RICO’s DIGEST – Last month, legislators approved and was subsequently signed by the President and published in La Gaceta, the law condoning past Marchamos.
I, like many thousands more benefiting from this law, couldn’t be any happier, for I have in my view every day a vehicle I have not driven for many years, owing nine (9) Marchamos, including 2022, amounting to more than ¢1.5 million colones.
Restoring the vehicle, a Cadillac stretch limo, to road-worthy condition or selling it, was not feasible with the pending debt to the State.
So, I was somewhat disheartened when the original proposal last October fell through when President Carlos Alvarado vetoed the bill reducing the 2022 Marchamo, a bill that included the condonation.
But what really ticks me off is the misleading by the Riteve regarding the condonation. The vehicular inspection company, that is on its possible last legs given that their contract is coming up for renewal later this year and there is no clear decision by the government of what it is going to do, is taking advantage of vehicle owners, by falsely telling them they require the vehicular inspection to take advantage of the condonation.

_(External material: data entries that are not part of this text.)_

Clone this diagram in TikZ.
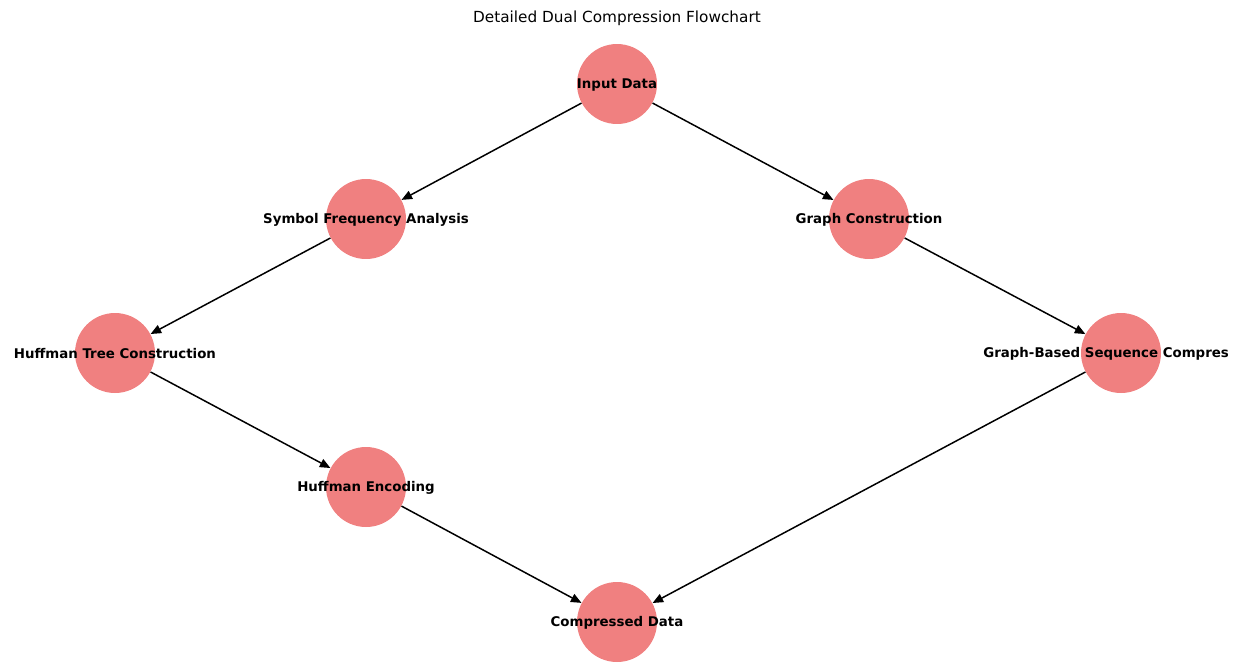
\documentclass[tikz,border=0pt]{standalone}
\usepackage{fontspec}
\setmainfont{DejaVu Sans}
\usetikzlibrary{arrows.meta}
\definecolor{nodecoral}{HTML}{F08080}
\tikzset{
  stage/.style={circle, fill=nodecoral, draw=none, minimum size=1.6cm, inner sep=0pt},
  stagelabel/.style={font=\fontsize{7.6}{9}\selectfont\bfseries, inner sep=0pt, yshift=-0.5pt},
  flow/.style={line width=0.85pt, -{Triangle[length=6pt,width=5pt]}},
}
\begin{document}
\begin{tikzpicture}[x=0.02cm,y=-0.02cm]

    \useasboundingbox (0,0) rectangle (1247,670);

    \node[font=\fontsize{8.7}{10}\selectfont] (title) at (617,18) {Detailed Dual Compression Flowchart}; % ----- Titre

    \foreach \n/\x/\y in {inp/617/84, sfa/366/219, gcn/869/219, htc/115/353, gsc/1121/353, hen/366/487, cmp/617/622} % ----- Etapes
        \node[stage] (\n) at (\x,\y) {};

    \foreach \a/\b in {inp/sfa, sfa/htc, htc/hen, hen/cmp, inp/gcn, gcn/gsc, gsc/cmp} % ----- Fleches
        \draw[flow] (\a) -- (\b);

    \foreach \n/\t in {inp/Input Data, sfa/Symbol Frequency Analysis, gcn/Graph Construction, htc/Huffman Tree Construction, hen/Huffman Encoding, cmp/Compressed Data}{% ----- Textes
        \node[stagelabel] (\n-lbl) at (\n) {\t};
    }
    \node[stagelabel, anchor=west] (gsc-lbl) at (983,353) {Graph-Based Sequence Compres};
\end{tikzpicture}
\end{document}
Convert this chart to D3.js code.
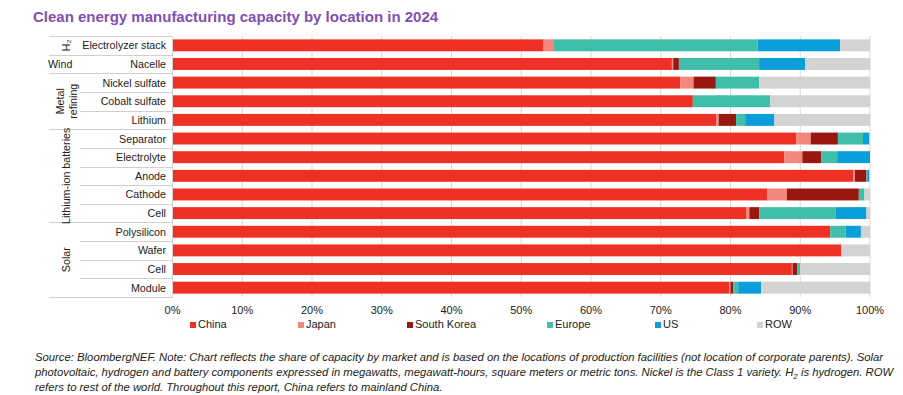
<!DOCTYPE html>
<html>
<head>
<meta charset="utf-8">
<script src="https://cdn.jsdelivr.net/npm/d3@7"></script>
<style>
  body { margin: 0; background: #fff; }
  svg { display: block; font-family: "Liberation Sans", Arial, sans-serif; }
</style>
</head>
<body>
<svg width="903" height="395"></svg>
<script>
// categories, top to bottom
const categories = ["Electrolyzer stack", "Nacelle", "Nickel sulfate", "Cobalt sulfate", "Lithium",
  "Separator", "Electrolyte", "Anode", "Cathode", "Cell",
  "Polysilicon", "Wafer", "Cell", "Module"];
const groups = [
  { name: ["H\u2082"], from: 0, to: 0 },
  { name: ["Wind"], from: 1, to: 1, flat: true },
  { name: ["Metal", "refining"], from: 2, to: 4 },
  { name: ["Lithium-ion batteries"], from: 5, to: 9 },
  { name: ["Solar"], from: 10, to: 13 }
];

// share of capacity, %
const china      = [53.2, 71.6, 72.8, 74.6, 78.0, 89.4, 87.7, 97.6, 85.3, 82.3, 94.3, 95.9, 88.8, 79.8];
const japan      = [1.5, 0.2, 1.9, 0, 0.3, 2.1, 2.6, 0.25, 2.8, 0.4, 0, 0, 0.1, 0.2];
const southKorea = [0, 0.8, 3.2, 0, 2.5, 3.9, 2.7, 1.65, 10.3, 1.4, 0, 0, 0.7, 0.4];
const europe     = [29.2, 11.5, 6.2, 11.1, 1.3, 3.6, 2.3, 0.1, 0.8, 11.0, 2.2, 0, 0.4, 0.7];
const us         = [11.8, 6.6, 0, 0, 4.2, 0.9, 4.7, 0.3, 0, 4.4, 2.2, 0, 0, 3.3];
const rest       = [4.3, 9.3, 15.9, 14.3, 13.7, 0.1, 0, 0.1, 0.8, 0.5, 1.3, 4.1, 10.0, 15.6];

const seriesNames = ["China", "Japan", "South Korea", "Europe", "US", "ROW"];
const seriesValues = [china, japan, southKorea, europe, us, rest];
const colors = ["#ee3124", "#f4877d", "#98170e", "#41bea9", "#0c9ddb", "#d3d3d3"];
const ticks = [0, 10, 20, 30, 40, 50, 60, 70, 80, 90, 100];

const svg = d3.select("svg");

// table for d3.stack
const table = categories.map((c, i) => {
  const row = { idx: i };
  seriesNames.forEach((s, j) => row[s] = seriesValues[j][i]);
  return row;
});
const stacked = d3.stack().keys(seriesNames)(table);

const x = d3.scaleLinear().domain([0, 100]).range([172.5, 870]);
const y = d3.scaleBand().domain(d3.range(categories.length)).range([36, 297]).paddingInner(0.36).paddingOuter(0.18);
const step = y.step();
const rowTop = i => 36 + i * step;

// title
svg.append("text")
  .attr("x", 33).attr("y", 22)
  .attr("font-size", 15).attr("font-weight", "bold")
  .attr("fill", "#7f4fb3")
  .text("Clean energy manufacturing capacity by location in 2024");

// gridlines
svg.append("g").selectAll("line")
  .data(ticks)
  .join("line")
  .attr("x1", d => x(d)).attr("x2", d => x(d))
  .attr("y1", 36).attr("y2", 297)
  .attr("stroke", "#d9d9d9").attr("stroke-width", 1);

// tick labels
svg.append("g").selectAll("text")
  .data(ticks)
  .join("text")
  .attr("x", d => x(d)).attr("y", 314)
  .attr("text-anchor", "middle")
  .attr("font-size", 11).attr("fill", "#222")
  .text(d => d + "%");

// bars
svg.append("g").selectAll("g")
  .data(stacked)
  .join("g")
  .attr("fill", (d, i) => colors[i])
  .selectAll("rect")
  .data(d => d)
  .join("rect")
  .attr("x", d => x(d[0]))
  .attr("width", d => Math.max(0, x(d[1]) - x(d[0])))
  .attr("y", (d, i) => y(i))
  .attr("height", y.bandwidth());

// left table lines
const groupEnds = new Set(groups.map(g => g.to));
const lines = svg.append("g").attr("stroke", "#d0d0d0").attr("stroke-width", 1);
lines.append("line").attr("x1", 49).attr("x2", 173).attr("y1", 36.5).attr("y2", 36.5);
categories.forEach((c, i) => {
  const yy = Math.round(rowTop(i + 1)) + 0.5;
  lines.append("line")
    .attr("x1", groupEnds.has(i) ? 49 : 80).attr("x2", 173)
    .attr("y1", yy).attr("y2", yy);
});
lines.append("line").attr("x1", 172.5).attr("x2", 172.5).attr("y1", 36).attr("y2", 297);

// category labels
svg.append("g").selectAll("text")
  .data(categories)
  .join("text")
  .attr("x", 166)
  .attr("y", (d, i) => y(i) + y.bandwidth() / 2 + 4)
  .attr("text-anchor", "end")
  .attr("font-size", 10.7).attr("fill", "#222")
  .text(d => d);

// group labels
groups.forEach(g => {
  const cy = (rowTop(g.from) + rowTop(g.to + 1)) / 2;
  if (g.flat) {
    svg.append("text").attr("x", 48).attr("y", cy + 4)
      .attr("font-size", 10.7).attr("fill", "#222").text(g.name[0]);
    return;
  }
  const n = g.name.length;
  g.name.forEach((t, k) => {
    const cx = 66 + (k - (n - 1) / 2) * 13;
    svg.append("text")
      .attr("transform", `translate(${cx + 4},${cy}) rotate(-90)`)
      .attr("text-anchor", "middle")
      .attr("font-size", 10.7).attr("fill", "#222")
      .text(t);
  });
});

// legend
const legendX = [190, 298, 407, 547, 655, 757];
const legend = svg.append("g").selectAll("g")
  .data(seriesNames)
  .join("g")
  .attr("transform", (d, i) => `translate(${legendX[i]},326)`);
legend.append("rect").attr("x", 0).attr("y", -4).attr("width", 6).attr("height", 6)
  .attr("fill", (d, i) => colors[i]);
legend.append("text").attr("x", 8).attr("y", 2)
  .attr("font-size", 11).attr("fill", "#222").text(d => d);

// footnote
const note = svg.append("g")
  .attr("font-family", "'Liberation Sans Narrow', 'Arial Narrow', 'Liberation Sans', sans-serif")
  .attr("font-style", "italic").attr("font-size", 11.5).attr("fill", "#222");
const n1 = note.append("text").attr("x", 35).attr("y", 361)
  .text("Source: BloombergNEF. Note: Chart reflects the share of capacity by market and is based on the locations of production facilities (not location of corporate parents). Solar");
const n2 = note.append("text").attr("x", 35).attr("y", 376);
n2.append("tspan").text("photovoltaic, hydrogen and battery components expressed in megawatts, megawatt-hours, square meters or metric tons. Nickel is the Class 1 variety. H");
n2.append("tspan").attr("font-size", 8).attr("dy", 3).text("2");
n2.append("tspan").attr("dy", -3).text(" is hydrogen. ROW");
note.append("text").attr("x", 35).attr("y", 391)
  .text("refers to rest of the world. Throughout this report, China refers to mainland China.");
// scale the footnote so the first line fills the same width as in the source
const natural = n1.node().getComputedTextLength();
note.attr("font-size", 11.5 * 849 / natural);
</script>
</body>
</html>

Read this carefully, you don’t need the Riteve inspection to pay the Marchamo.
“That is grade-A, 100% bull cookies!” as Colonel Sherman T. Potter would say in exclamation.
However, you do need the inspection to get the sticker from the Instituto Nacional de Seguros (INS), the state agency in charge of collecting the Marchamo, to circulate on a public road.
The Marchamo and the Riteve are two separate things. The former ensures that the vehicle has the property tax and other items included in the Marchamo, the latter, that the vehicle is road-worthy.
You can pay the Marchamo at any INS office without the Riteve inspection, but you won’t get the sticker until the vehicle is inspected. Without the sticker, the vehicle cannot legally circulate on a public road without risking a fine and having the vehicle and/or license plate confiscated.
The objective behind the condonation is to eliminate the accumulated debt and give owners who have not been able to keep up financially, a chance to do so.
What is Riteve is doing is misleading many vehicle owners, like myself, who have no intention of putting my vehicle on the road, not yet anyway, but want to clear my debt for if and when I do.
In my case, for example, by paying the ¢99,000 colones for the 2022 Marchamo by April 20, I will have cleared my slate of a more than ¢1.5 million colones debt.
Don’t buy into the bull of cookies that the Riteve is selling.